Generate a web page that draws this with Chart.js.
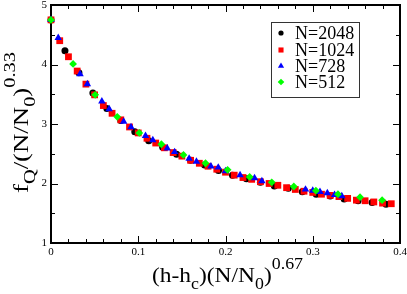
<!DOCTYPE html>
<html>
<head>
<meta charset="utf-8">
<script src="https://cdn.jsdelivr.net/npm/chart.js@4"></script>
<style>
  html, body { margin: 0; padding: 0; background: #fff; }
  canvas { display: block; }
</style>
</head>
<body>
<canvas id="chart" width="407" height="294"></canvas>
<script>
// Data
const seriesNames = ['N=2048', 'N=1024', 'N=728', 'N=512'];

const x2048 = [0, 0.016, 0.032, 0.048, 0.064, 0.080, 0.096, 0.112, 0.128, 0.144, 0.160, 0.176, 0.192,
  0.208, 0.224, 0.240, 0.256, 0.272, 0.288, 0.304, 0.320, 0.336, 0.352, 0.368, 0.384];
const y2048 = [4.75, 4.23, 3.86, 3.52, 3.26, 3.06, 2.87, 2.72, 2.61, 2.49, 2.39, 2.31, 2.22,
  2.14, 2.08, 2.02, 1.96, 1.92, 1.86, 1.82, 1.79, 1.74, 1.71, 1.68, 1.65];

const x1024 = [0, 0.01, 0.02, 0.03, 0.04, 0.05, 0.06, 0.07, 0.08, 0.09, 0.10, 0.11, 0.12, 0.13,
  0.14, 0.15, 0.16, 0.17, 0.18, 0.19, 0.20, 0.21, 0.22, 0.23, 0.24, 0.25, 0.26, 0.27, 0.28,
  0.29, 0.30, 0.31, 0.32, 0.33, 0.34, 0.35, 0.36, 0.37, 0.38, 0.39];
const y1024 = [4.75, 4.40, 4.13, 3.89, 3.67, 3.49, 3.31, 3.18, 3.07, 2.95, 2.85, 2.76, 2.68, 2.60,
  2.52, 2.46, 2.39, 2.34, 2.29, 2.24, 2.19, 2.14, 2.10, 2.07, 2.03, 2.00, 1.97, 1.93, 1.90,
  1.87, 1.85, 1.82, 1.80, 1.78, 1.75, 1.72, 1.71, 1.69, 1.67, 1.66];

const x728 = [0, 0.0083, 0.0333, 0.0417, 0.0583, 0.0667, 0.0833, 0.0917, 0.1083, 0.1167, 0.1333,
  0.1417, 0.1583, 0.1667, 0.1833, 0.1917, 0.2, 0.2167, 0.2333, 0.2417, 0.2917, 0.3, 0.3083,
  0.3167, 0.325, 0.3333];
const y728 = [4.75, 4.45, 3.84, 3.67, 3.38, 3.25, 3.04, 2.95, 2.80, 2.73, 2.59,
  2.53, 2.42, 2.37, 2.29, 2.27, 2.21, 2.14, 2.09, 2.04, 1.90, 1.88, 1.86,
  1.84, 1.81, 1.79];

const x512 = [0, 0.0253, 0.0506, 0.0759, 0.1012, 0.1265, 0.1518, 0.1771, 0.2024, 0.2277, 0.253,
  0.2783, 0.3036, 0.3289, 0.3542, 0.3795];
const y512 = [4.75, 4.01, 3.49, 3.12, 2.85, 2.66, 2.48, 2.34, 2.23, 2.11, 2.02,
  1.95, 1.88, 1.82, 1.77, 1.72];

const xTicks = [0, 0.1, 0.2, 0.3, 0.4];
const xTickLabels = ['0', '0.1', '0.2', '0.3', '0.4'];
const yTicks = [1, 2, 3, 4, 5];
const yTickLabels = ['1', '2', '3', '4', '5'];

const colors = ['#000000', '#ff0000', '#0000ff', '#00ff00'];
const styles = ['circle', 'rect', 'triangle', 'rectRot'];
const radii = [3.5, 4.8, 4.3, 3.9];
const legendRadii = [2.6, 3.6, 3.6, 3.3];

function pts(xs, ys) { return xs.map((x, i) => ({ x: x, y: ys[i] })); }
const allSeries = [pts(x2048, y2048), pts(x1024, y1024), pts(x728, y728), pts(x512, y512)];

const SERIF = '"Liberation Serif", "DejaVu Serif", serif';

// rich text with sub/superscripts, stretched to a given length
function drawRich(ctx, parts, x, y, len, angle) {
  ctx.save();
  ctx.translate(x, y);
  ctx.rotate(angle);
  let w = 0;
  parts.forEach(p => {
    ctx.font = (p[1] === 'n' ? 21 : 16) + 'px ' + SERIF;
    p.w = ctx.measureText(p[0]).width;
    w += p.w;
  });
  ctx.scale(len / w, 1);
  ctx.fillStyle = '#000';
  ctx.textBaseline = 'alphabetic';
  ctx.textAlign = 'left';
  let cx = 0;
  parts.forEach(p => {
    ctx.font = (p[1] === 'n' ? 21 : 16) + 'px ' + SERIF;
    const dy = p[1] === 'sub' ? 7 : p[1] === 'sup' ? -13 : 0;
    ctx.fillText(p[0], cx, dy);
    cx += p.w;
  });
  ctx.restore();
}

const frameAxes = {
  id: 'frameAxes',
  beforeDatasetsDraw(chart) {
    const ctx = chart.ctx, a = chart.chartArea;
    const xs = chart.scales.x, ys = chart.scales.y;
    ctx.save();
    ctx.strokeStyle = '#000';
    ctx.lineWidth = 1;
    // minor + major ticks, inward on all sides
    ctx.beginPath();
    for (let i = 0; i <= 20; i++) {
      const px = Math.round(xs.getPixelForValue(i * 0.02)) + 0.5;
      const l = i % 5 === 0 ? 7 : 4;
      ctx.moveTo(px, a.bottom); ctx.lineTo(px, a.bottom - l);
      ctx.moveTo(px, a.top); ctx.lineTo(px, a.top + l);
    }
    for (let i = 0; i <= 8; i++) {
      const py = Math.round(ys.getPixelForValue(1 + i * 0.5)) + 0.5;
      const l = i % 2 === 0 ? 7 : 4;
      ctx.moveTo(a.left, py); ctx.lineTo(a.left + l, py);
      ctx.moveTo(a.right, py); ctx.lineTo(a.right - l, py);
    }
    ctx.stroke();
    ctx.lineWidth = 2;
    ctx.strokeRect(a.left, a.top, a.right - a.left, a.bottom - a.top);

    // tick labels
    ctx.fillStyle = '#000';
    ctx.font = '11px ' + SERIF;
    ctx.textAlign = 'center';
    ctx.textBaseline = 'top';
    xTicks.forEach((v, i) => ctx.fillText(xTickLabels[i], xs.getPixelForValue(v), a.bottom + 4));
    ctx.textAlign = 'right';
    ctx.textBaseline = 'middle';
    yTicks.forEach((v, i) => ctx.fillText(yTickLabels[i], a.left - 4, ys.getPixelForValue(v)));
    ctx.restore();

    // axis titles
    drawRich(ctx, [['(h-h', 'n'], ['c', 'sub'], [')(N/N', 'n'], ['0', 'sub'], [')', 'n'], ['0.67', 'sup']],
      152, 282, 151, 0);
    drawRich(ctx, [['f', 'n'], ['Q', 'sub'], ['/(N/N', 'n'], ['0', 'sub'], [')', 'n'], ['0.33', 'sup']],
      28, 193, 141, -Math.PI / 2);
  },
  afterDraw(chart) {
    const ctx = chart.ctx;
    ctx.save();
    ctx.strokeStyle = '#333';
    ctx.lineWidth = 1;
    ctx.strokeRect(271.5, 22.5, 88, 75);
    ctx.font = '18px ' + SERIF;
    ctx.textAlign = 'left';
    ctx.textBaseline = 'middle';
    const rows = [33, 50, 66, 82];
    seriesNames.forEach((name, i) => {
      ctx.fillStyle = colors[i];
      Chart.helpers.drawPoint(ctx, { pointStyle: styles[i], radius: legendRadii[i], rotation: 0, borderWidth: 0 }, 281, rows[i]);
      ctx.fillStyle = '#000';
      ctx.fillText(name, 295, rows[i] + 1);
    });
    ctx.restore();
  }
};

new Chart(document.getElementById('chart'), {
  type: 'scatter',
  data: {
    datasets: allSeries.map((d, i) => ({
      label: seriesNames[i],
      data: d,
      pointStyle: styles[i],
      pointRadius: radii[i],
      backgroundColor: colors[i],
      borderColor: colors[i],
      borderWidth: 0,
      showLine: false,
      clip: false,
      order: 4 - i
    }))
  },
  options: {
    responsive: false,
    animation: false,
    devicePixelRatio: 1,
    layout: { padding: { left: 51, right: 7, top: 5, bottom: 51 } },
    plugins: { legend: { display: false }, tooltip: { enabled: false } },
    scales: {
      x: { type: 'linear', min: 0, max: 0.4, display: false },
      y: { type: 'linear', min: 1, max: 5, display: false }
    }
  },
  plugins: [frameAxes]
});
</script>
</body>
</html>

++++++++

Output exactly the span of lines from the top of the listing through the line holding "1.84, 1.81, 1.79];", and leave every picture out.

Generate a web page that draws this with Chart.js.
<!DOCTYPE html>
<html>
<head>
<meta charset="utf-8">
<script src="https://cdn.jsdelivr.net/npm/chart.js@4"></script>
<style>
  html, body { margin: 0; padding: 0; background: #fff; }
  canvas { display: block; }
</style>
</head>
<body>
<canvas id="chart" width="407" height="294"></canvas>
<script>
// Data
const seriesNames = ['N=2048', 'N=1024', 'N=728', 'N=512'];

const x2048 = [0, 0.016, 0.032, 0.048, 0.064, 0.080, 0.096, 0.112, 0.128, 0.144, 0.160, 0.176, 0.192,
  0.208, 0.224, 0.240, 0.256, 0.272, 0.288, 0.304, 0.320, 0.336, 0.352, 0.368, 0.384];
const y2048 = [4.75, 4.23, 3.86, 3.52, 3.26, 3.06, 2.87, 2.72, 2.61, 2.49, 2.39, 2.31, 2.22,
  2.14, 2.08, 2.02, 1.96, 1.92, 1.86, 1.82, 1.79, 1.74, 1.71, 1.68, 1.65];

const x1024 = [0, 0.01, 0.02, 0.03, 0.04, 0.05, 0.06, 0.07, 0.08, 0.09, 0.10, 0.11, 0.12, 0.13,
  0.14, 0.15, 0.16, 0.17, 0.18, 0.19, 0.20, 0.21, 0.22, 0.23, 0.24, 0.25, 0.26, 0.27, 0.28,
  0.29, 0.30, 0.31, 0.32, 0.33, 0.34, 0.35, 0.36, 0.37, 0.38, 0.39];
const y1024 = [4.75, 4.40, 4.13, 3.89, 3.67, 3.49, 3.31, 3.18, 3.07, 2.95, 2.85, 2.76, 2.68, 2.60,
  2.52, 2.46, 2.39, 2.34, 2.29, 2.24, 2.19, 2.14, 2.10, 2.07, 2.03, 2.00, 1.97, 1.93, 1.90,
  1.87, 1.85, 1.82, 1.80, 1.78, 1.75, 1.72, 1.71, 1.69, 1.67, 1.66];

const x728 = [0, 0.0083, 0.0333, 0.0417, 0.0583, 0.0667, 0.0833, 0.0917, 0.1083, 0.1167, 0.1333,
  0.1417, 0.1583, 0.1667, 0.1833, 0.1917, 0.2, 0.2167, 0.2333, 0.2417, 0.2917, 0.3, 0.3083,
  0.3167, 0.325, 0.3333];
const y728 = [4.75, 4.45, 3.84, 3.67, 3.38, 3.25, 3.04, 2.95, 2.80, 2.73, 2.59,
  2.53, 2.42, 2.37, 2.29, 2.27, 2.21, 2.14, 2.09, 2.04, 1.90, 1.88, 1.86,
  1.84, 1.81, 1.79];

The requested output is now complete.